%%

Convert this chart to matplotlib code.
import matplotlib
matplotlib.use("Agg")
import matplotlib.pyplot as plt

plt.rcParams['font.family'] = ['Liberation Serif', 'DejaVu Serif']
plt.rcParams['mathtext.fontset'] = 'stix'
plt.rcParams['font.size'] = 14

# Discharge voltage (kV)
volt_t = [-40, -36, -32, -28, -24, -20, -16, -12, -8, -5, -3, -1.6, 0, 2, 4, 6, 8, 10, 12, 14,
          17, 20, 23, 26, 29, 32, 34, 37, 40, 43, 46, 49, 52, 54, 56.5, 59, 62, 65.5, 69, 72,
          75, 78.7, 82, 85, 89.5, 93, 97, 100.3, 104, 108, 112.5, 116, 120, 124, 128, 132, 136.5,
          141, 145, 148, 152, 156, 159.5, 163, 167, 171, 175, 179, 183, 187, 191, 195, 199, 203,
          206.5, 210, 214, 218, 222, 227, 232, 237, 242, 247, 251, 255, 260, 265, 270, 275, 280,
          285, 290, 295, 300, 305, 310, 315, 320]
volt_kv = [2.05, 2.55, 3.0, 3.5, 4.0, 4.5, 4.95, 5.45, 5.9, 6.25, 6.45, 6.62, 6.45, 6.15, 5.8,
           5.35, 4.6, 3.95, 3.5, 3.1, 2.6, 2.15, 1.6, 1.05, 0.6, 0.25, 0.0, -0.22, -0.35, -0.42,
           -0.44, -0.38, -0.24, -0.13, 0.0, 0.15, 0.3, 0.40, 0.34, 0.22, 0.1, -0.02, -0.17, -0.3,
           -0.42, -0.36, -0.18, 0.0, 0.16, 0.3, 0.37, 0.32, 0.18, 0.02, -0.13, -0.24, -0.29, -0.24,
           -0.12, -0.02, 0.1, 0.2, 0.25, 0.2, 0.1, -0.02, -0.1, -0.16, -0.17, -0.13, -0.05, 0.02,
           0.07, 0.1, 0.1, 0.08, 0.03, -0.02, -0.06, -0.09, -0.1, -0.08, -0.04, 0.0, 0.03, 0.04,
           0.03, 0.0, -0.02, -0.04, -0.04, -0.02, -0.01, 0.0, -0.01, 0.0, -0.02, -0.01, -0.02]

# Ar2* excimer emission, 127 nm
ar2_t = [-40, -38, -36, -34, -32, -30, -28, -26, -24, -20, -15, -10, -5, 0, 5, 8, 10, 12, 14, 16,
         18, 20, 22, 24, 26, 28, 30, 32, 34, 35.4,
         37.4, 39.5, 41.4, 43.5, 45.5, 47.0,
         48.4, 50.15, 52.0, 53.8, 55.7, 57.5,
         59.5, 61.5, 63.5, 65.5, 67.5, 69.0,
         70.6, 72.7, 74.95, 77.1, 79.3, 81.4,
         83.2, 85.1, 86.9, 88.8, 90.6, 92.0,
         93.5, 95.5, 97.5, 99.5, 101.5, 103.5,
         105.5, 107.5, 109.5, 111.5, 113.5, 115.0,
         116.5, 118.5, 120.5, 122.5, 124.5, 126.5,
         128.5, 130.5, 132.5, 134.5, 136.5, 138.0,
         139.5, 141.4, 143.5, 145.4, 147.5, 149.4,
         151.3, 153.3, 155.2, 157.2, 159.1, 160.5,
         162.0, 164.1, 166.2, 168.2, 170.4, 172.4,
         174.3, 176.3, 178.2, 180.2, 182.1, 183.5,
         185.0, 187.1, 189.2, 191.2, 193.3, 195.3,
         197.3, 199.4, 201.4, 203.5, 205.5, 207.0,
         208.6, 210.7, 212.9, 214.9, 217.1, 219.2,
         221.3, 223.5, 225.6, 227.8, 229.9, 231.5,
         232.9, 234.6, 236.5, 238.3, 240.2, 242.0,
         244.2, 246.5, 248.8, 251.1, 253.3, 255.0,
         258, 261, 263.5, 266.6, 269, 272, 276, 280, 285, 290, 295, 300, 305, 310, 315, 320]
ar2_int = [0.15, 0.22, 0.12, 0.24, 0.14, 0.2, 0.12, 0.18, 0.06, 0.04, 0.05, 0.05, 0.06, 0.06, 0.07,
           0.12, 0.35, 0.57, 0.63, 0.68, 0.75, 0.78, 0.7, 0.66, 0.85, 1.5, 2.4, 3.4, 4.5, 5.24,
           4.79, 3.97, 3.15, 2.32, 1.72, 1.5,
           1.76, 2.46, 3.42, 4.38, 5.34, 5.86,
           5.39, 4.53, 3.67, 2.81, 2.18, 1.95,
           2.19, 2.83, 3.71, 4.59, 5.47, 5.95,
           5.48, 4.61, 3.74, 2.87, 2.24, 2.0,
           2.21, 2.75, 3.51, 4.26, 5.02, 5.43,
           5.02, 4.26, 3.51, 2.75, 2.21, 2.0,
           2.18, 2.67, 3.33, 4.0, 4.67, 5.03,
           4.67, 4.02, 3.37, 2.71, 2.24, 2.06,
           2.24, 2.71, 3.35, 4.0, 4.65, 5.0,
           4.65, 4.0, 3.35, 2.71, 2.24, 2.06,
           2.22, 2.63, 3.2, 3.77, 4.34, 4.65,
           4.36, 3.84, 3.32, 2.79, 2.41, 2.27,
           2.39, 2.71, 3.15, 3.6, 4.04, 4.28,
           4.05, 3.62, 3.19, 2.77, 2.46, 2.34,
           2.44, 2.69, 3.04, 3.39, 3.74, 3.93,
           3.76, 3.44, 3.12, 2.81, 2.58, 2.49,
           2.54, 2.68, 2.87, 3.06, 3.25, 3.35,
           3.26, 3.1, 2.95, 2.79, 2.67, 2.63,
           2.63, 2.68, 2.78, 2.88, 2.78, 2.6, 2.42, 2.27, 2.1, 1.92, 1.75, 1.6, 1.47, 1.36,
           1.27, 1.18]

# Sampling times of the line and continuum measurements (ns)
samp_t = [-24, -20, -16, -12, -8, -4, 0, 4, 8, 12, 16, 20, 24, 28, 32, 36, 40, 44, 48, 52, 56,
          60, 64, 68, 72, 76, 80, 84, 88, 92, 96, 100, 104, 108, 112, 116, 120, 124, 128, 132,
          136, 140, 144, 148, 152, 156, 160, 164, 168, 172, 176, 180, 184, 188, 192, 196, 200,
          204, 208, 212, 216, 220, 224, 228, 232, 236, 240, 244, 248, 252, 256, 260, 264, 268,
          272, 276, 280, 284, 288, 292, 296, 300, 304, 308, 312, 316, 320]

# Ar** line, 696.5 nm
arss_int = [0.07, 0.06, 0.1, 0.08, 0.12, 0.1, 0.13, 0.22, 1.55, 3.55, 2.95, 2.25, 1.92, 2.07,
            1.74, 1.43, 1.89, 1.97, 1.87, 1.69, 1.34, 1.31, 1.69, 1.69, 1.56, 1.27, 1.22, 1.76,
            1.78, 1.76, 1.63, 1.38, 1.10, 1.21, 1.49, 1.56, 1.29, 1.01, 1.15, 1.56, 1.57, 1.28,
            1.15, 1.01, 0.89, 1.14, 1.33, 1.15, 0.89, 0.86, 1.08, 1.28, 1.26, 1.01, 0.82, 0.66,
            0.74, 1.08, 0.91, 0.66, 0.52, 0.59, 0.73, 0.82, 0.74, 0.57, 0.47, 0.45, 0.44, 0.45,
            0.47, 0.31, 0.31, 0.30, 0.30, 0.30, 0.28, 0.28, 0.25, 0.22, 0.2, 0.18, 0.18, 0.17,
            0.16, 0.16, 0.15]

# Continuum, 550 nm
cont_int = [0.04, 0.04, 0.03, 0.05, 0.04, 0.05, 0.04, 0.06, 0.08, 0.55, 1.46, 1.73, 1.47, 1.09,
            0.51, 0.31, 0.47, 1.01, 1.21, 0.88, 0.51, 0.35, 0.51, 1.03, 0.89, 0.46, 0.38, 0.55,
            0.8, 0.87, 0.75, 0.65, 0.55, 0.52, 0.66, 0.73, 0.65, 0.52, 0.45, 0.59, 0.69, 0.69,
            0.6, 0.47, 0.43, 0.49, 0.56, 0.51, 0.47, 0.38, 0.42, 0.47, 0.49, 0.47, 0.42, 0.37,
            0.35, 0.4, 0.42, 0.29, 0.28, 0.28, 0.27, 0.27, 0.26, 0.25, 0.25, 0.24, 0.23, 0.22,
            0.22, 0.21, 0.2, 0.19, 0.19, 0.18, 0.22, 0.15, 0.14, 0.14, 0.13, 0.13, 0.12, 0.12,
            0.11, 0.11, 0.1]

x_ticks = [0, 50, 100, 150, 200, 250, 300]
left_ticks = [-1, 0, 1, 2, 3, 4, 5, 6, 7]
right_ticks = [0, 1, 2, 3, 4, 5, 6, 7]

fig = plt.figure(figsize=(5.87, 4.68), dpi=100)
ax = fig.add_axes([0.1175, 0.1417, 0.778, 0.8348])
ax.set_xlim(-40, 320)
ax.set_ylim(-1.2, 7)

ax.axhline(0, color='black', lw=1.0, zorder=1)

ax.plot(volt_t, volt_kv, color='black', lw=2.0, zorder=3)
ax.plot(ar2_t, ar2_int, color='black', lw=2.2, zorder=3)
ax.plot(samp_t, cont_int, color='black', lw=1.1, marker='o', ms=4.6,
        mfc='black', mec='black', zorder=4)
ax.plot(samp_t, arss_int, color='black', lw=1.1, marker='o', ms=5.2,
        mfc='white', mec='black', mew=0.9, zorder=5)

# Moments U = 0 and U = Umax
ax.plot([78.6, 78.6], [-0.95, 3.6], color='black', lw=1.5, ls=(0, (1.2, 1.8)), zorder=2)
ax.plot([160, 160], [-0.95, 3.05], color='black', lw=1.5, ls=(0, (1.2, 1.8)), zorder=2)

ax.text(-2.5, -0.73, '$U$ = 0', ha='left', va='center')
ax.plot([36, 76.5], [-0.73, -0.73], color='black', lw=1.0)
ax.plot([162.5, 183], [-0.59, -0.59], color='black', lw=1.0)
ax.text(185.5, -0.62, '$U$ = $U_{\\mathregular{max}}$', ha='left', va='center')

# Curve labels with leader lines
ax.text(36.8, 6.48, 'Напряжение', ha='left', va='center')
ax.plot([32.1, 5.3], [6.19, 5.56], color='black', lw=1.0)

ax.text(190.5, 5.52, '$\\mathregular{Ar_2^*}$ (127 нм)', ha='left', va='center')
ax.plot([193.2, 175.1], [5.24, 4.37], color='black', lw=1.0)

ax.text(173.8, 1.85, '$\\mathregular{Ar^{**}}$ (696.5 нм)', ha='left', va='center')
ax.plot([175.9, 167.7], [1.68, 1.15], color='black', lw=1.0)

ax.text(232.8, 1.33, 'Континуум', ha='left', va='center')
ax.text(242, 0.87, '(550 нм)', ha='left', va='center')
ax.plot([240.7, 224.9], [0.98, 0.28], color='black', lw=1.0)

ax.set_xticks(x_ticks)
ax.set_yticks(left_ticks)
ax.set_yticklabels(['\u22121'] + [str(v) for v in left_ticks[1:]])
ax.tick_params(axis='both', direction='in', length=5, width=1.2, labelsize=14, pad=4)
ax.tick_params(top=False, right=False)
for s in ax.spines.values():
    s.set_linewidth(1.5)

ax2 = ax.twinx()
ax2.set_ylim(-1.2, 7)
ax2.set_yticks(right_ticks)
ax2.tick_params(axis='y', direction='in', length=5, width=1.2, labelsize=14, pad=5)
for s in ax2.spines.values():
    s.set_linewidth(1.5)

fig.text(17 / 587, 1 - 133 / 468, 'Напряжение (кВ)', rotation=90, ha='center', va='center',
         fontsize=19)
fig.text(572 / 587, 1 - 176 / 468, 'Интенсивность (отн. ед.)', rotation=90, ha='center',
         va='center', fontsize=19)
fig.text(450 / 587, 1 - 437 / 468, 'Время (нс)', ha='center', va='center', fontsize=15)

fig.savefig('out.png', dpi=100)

%%

■ EXERCISE BRIEF ■
Quote only the stretch of lines that starts the data above and ends with the line containing "plt.rcParams['font.size'] = 14", both included.

■ RESULT FOR THIS TASK ■
Convert this chart to matplotlib code.
import matplotlib
matplotlib.use("Agg")
import matplotlib.pyplot as plt

plt.rcParams['font.family'] = ['Liberation Serif', 'DejaVu Serif']
plt.rcParams['mathtext.fontset'] = 'stix'
plt.rcParams['font.size'] = 14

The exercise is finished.